“Okay, thank you. Goodbye,” I said nervously upon hanging up the phone after speaking with a professor I know. Satisfied with my pseudo-professionalism, I looked over at my friend and realized she was silently giggling at me.
“What?” I asked, setting my phone down on the dining room table.
“It’s just funny. I mean, your voice gets so much higher and sweeter when you’re talking to real adults. It’s like you’re switching personalities,” she responded, proceeding to return to her homework.

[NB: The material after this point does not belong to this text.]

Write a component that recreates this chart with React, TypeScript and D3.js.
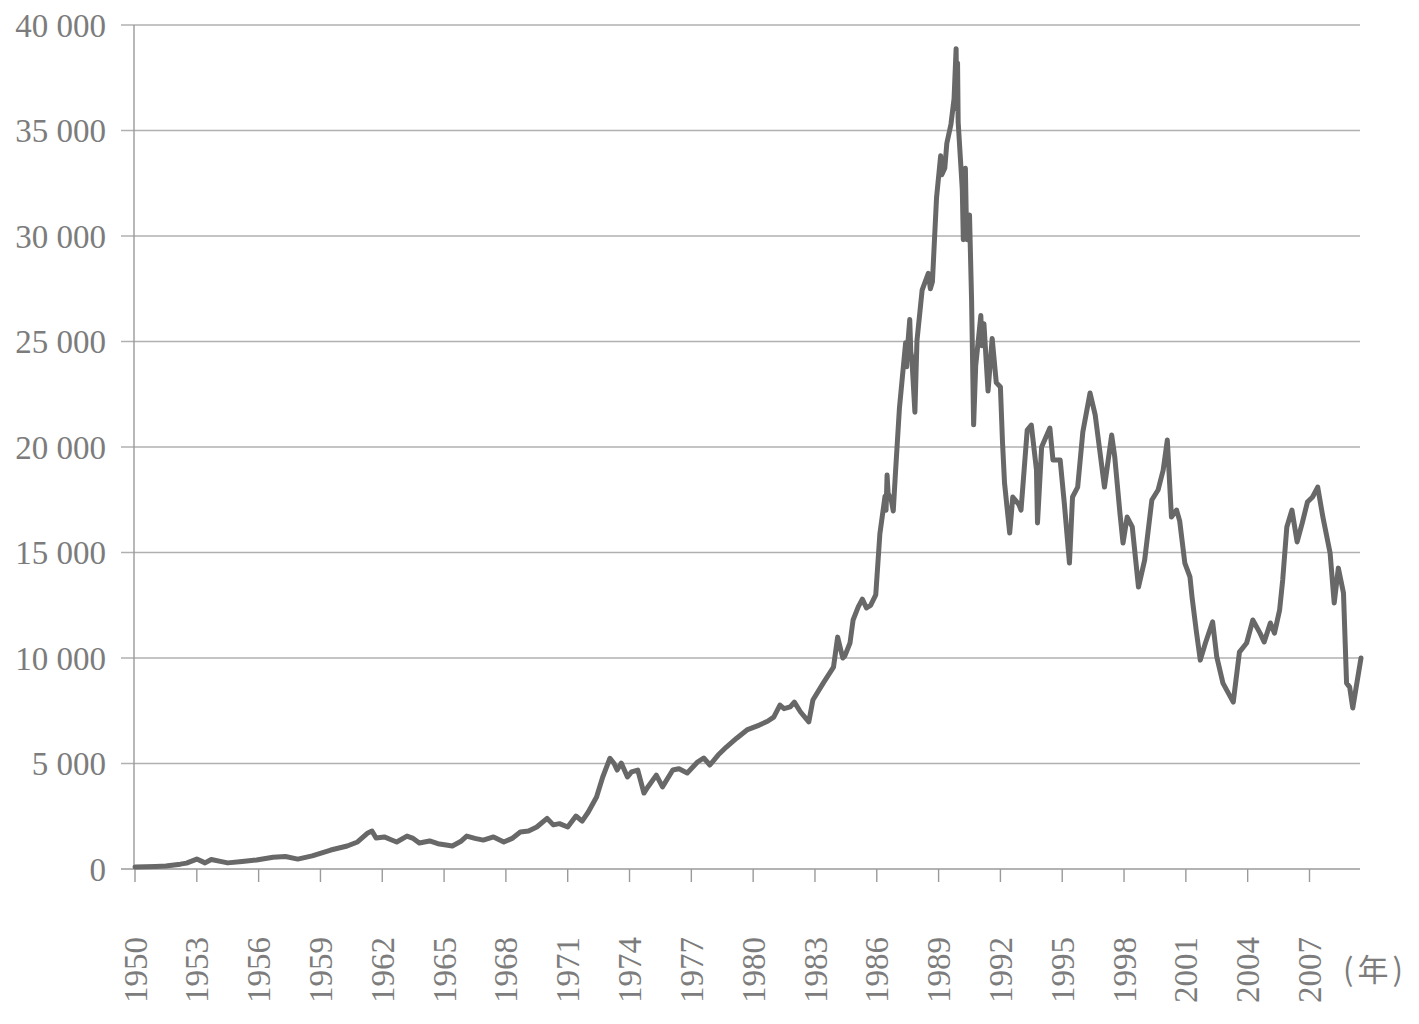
import React from "react";
import * as d3 from "d3";

// decimal year of each reading, and the index value
const dates = [
  1950.0, 1951.0, 1951.5, 1952.2, 1952.5, 1953.0, 1953.4, 1953.7, 1954.2, 1954.5,
  1955.2, 1955.9, 1956.7, 1957.3, 1957.9, 1958.6, 1959.5, 1960.3, 1960.8, 1961.3,
  1961.5, 1961.7, 1962.1, 1962.4, 1962.7, 1963.2, 1963.5, 1963.8, 1964.3, 1964.7,
  1965.1, 1965.4, 1965.8, 1966.1, 1966.5, 1966.9, 1967.4, 1967.9, 1968.3, 1968.7,
  1969.1, 1969.5, 1970.0, 1970.3, 1970.6, 1971.0, 1971.4, 1971.7, 1972.0, 1972.4,
  1972.7, 1973.05, 1973.25, 1973.4, 1973.6, 1973.9, 1974.1, 1974.4, 1974.7, 1974.9,
  1975.3, 1975.6, 1976.1, 1976.4, 1976.8, 1977.3, 1977.6, 1977.9, 1978.3, 1978.7,
  1979.2, 1979.7, 1980.3, 1980.7, 1981.0, 1981.3, 1981.5, 1981.8, 1982.0, 1982.3,
  1982.7, 1982.9, 1983.4, 1983.9, 1984.1, 1984.35, 1984.45, 1984.7, 1984.85, 1985.1,
  1985.3, 1985.5, 1985.7, 1985.95, 1986.15, 1986.4, 1986.45, 1986.5, 1986.55, 1986.7,
  1986.8, 1986.9, 1987.1, 1987.4, 1987.45, 1987.5, 1987.6, 1987.65, 1987.7, 1987.85,
  1987.95, 1988.2, 1988.5, 1988.6, 1988.7, 1988.9, 1989.1, 1989.15, 1989.3, 1989.4,
  1989.6, 1989.75, 1989.85, 1989.88, 1989.92, 1989.95, 1990.1, 1990.15, 1990.2, 1990.25,
  1990.3, 1990.35, 1990.4, 1990.5, 1990.6, 1990.7, 1990.8, 1991.05, 1991.1, 1991.2,
  1991.4, 1991.6, 1991.8, 1992.0, 1992.1, 1992.2, 1992.45, 1992.6, 1992.9, 1993.0,
  1993.3, 1993.5, 1993.75, 1993.8, 1994.0, 1994.4, 1994.55, 1994.9, 1995.1, 1995.35,
  1995.5, 1995.75, 1996.0, 1996.35, 1996.6, 1996.8, 1997.05, 1997.4, 1997.55, 1997.8,
  1997.95, 1998.15, 1998.4, 1998.7, 1999.0, 1999.35, 1999.65, 1999.9, 2000.1, 2000.3,
  2000.55, 2000.7, 2000.95, 2001.2, 2001.3, 2001.5, 2001.7, 2001.95, 2002.3, 2002.5,
  2002.8, 2003.3, 2003.6, 2003.95, 2004.25, 2004.6, 2004.8, 2005.1, 2005.3, 2005.55,
  2005.7, 2005.9, 2006.15, 2006.4, 2006.65, 2006.9, 2007.15, 2007.4, 2007.65, 2008.0,
  2008.2, 2008.4, 2008.65, 2008.8, 2008.95, 2009.1, 2009.5,
];

const values = [
  100, 120, 140, 230, 280, 470, 290, 450, 350, 290,
  360, 430, 560, 590, 470, 620, 900, 1090, 1280, 1710,
  1800, 1470, 1520, 1400, 1280, 1560, 1450, 1230, 1330, 1200,
  1140, 1090, 1300, 1560, 1450, 1370, 1520, 1280, 1450, 1750,
  1800, 1990, 2400, 2090, 2150, 1990, 2510, 2270, 2700, 3410,
  4360, 5250, 5000, 4690, 5020, 4360, 4600, 4690, 3600, 3900,
  4450, 3890, 4690, 4750, 4550, 5070, 5260, 4930, 5400, 5780,
  6200, 6590, 6820, 7000, 7200, 7770, 7600, 7680, 7910, 7440,
  6970, 8010, 8810, 9570, 10990, 10000, 10100, 10710, 11800, 12420,
  12790, 12370, 12490, 12990, 15880, 17670, 17000, 18670, 17800, 17500,
  16970, 18670, 21850, 24940, 23800, 24800, 26040, 24500, 24240, 21650,
  25040, 27430, 28230, 27500, 27830, 31810, 33800, 32900, 33210, 34400,
  35300, 36500, 38880, 36000, 38200, 35400, 33000, 32200, 29820, 33000,
  33210, 30500, 29820, 31000, 27000, 21050, 23840, 26230, 24800, 25840,
  22650, 25140, 23050, 22840, 20260, 18290, 15920, 17630, 17270, 17010,
  20800, 21040, 18910, 16400, 20000, 20900, 19380, 19380, 17350, 14500,
  17630, 18100, 20710, 22560, 21520, 20000, 18100, 20570, 19520, 16870,
  15450, 16680, 16210, 13360, 14640, 17490, 17960, 18910, 20330, 16680,
  17010, 16500, 14500, 13840, 12890, 11330, 9900, 10710, 11710, 10050,
  8810, 7910, 10280, 10710, 11800, 11180, 10760, 11660, 11180, 12270,
  13700, 16210, 17010, 15500, 16400, 17390, 17630, 18100, 16680, 14980,
  12610, 14260, 13080, 8810, 8620, 7630, 10000,
];

const yearTicks = [
  1950, 1953, 1956, 1959, 1962, 1965, 1968, 1971, 1974, 1977,
  1980, 1983, 1986, 1989, 1992, 1995, 1998, 2001, 2004, 2007,
];
const valueTicks = [0, 5000, 10000, 15000, 20000, 25000, 30000, 35000, 40000];
const unitLabel = "(年)";

const W = 1419;
const H = 1024;
const plot = { left: 135, right: 1361, top: 25, bottom: 869 };

const textColor = "#7c7c7c";
const gridColor = "#b0b0b0";
const axisColor = "#9a9a9a";
const lineColor = "#686868";
const fontFamily = "'Liberation Serif', 'Times New Roman', serif";

const fmt = (v: number) => (v >= 1000 ? d3.format(",")(v).replace(/,/g, " ") : String(v));

export default function App() {
  const x = d3.scaleLinear().domain([1950, 2009.5]).range([plot.left, plot.right]);
  const y = d3.scaleLinear().domain([0, 40000]).range([plot.bottom, plot.top]);

  const points = dates.map((d, i) => [d, values[i]] as [number, number]);
  const line = d3
    .line<[number, number]>()
    .x((d) => x(d[0]))
    .y((d) => y(d[1]));

  return (
    <svg
      width={W}
      height={H}
      viewBox={`0 0 ${W} ${H}`}
      style={{ position: "absolute", left: 0, top: 0, background: "#fff" }}
    >
      {/* horizontal gridlines and y ticks */}
      {valueTicks.map((v) => (
        <g key={v}>
          <line
            x1={plot.left - 14}
            x2={plot.right - 1}
            y1={y(v)}
            y2={y(v)}
            stroke={v === 0 ? axisColor : gridColor}
            strokeWidth={1.4}
          />
          <text
            x={106}
            y={y(v)}
            dy="0.35em"
            textAnchor="end"
            fontFamily={fontFamily}
            fontSize={33}
            fill={textColor}
          >
            {fmt(v)}
          </text>
        </g>
      ))}

      {/* y axis line */}
      <line x1={plot.left - 1} x2={plot.left - 1} y1={plot.top} y2={plot.bottom} stroke={axisColor} strokeWidth={1.4} />

      {/* x ticks and rotated year labels */}
      {yearTicks.map((t) => (
        <g key={t}>
          <line x1={x(t)} x2={x(t)} y1={plot.bottom} y2={plot.bottom + 13} stroke={axisColor} strokeWidth={1.4} />
          <text
            transform={`translate(${x(t)},937) rotate(-90)`}
            dy="0.35em"
            textAnchor="end"
            fontFamily={fontFamily}
            fontSize={33}
            fill={textColor}
          >
            {t}
          </text>
        </g>
      ))}

      <text
        x={1375}
        y={970}
        dy="0.35em"
        textAnchor="middle"
        fontFamily="'Noto Sans CJK SC', sans-serif"
        fontSize={31}
        fill={textColor}
        letterSpacing={4}
      >
        {unitLabel}
      </text>

      <path
        d={line(points) ?? ""}
        fill="none"
        stroke={lineColor}
        strokeWidth={5}
        strokeLinejoin="round"
        strokeLinecap="round"
      />
    </svg>
  );
}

She was so right. Lately, I’ve been considering “voice” and what that actually means in the world of poetics. After spending nearly a year pinpointing precisely what a “Grace poem” is, I’ve been a bit afraid that I will never be able to successfully deviate from it. To combat this, I made a list of the different voices I have around different people in real life: the voice only my friends and family know (and hate), the quiet and serious voice, the voice I use when Johnny bites Kenny in my second grade classroom, the voice I use when speaking with my dear Great Aunt Bonnie, the voice I use in every dreaded class presentation, the voice I use when someone knocks on the public bathroom door and I, for a moment, forget how to speak humanly.
After writing said list, I started to generate poems from different voices, and ended up narrowing in on the sarcastic and witty asshole that lounges in the La-Z-Boy between my brain hemispheres, always making delicious puns in the wrong context or getting nine-year-old Grace out of trouble by making Mom laugh. Writing with wit was an exercise in restraint, especially in the excitement of Taylor Swift-ing the shit out of someone whom I can only hope will someday stumble across a published version of my most recent poem and feel, like, real human emotions or something. Anyway, it was refreshing to get something out there that didn’t follow my own footsteps.
I think biting humor is a great place to start, but I’m excited to keep attempting to access different voices and come at poems from varied angles. For all of you lovely poets out there, what are ways in which you defy your own normal and “try new things?” I could always use more inspiration.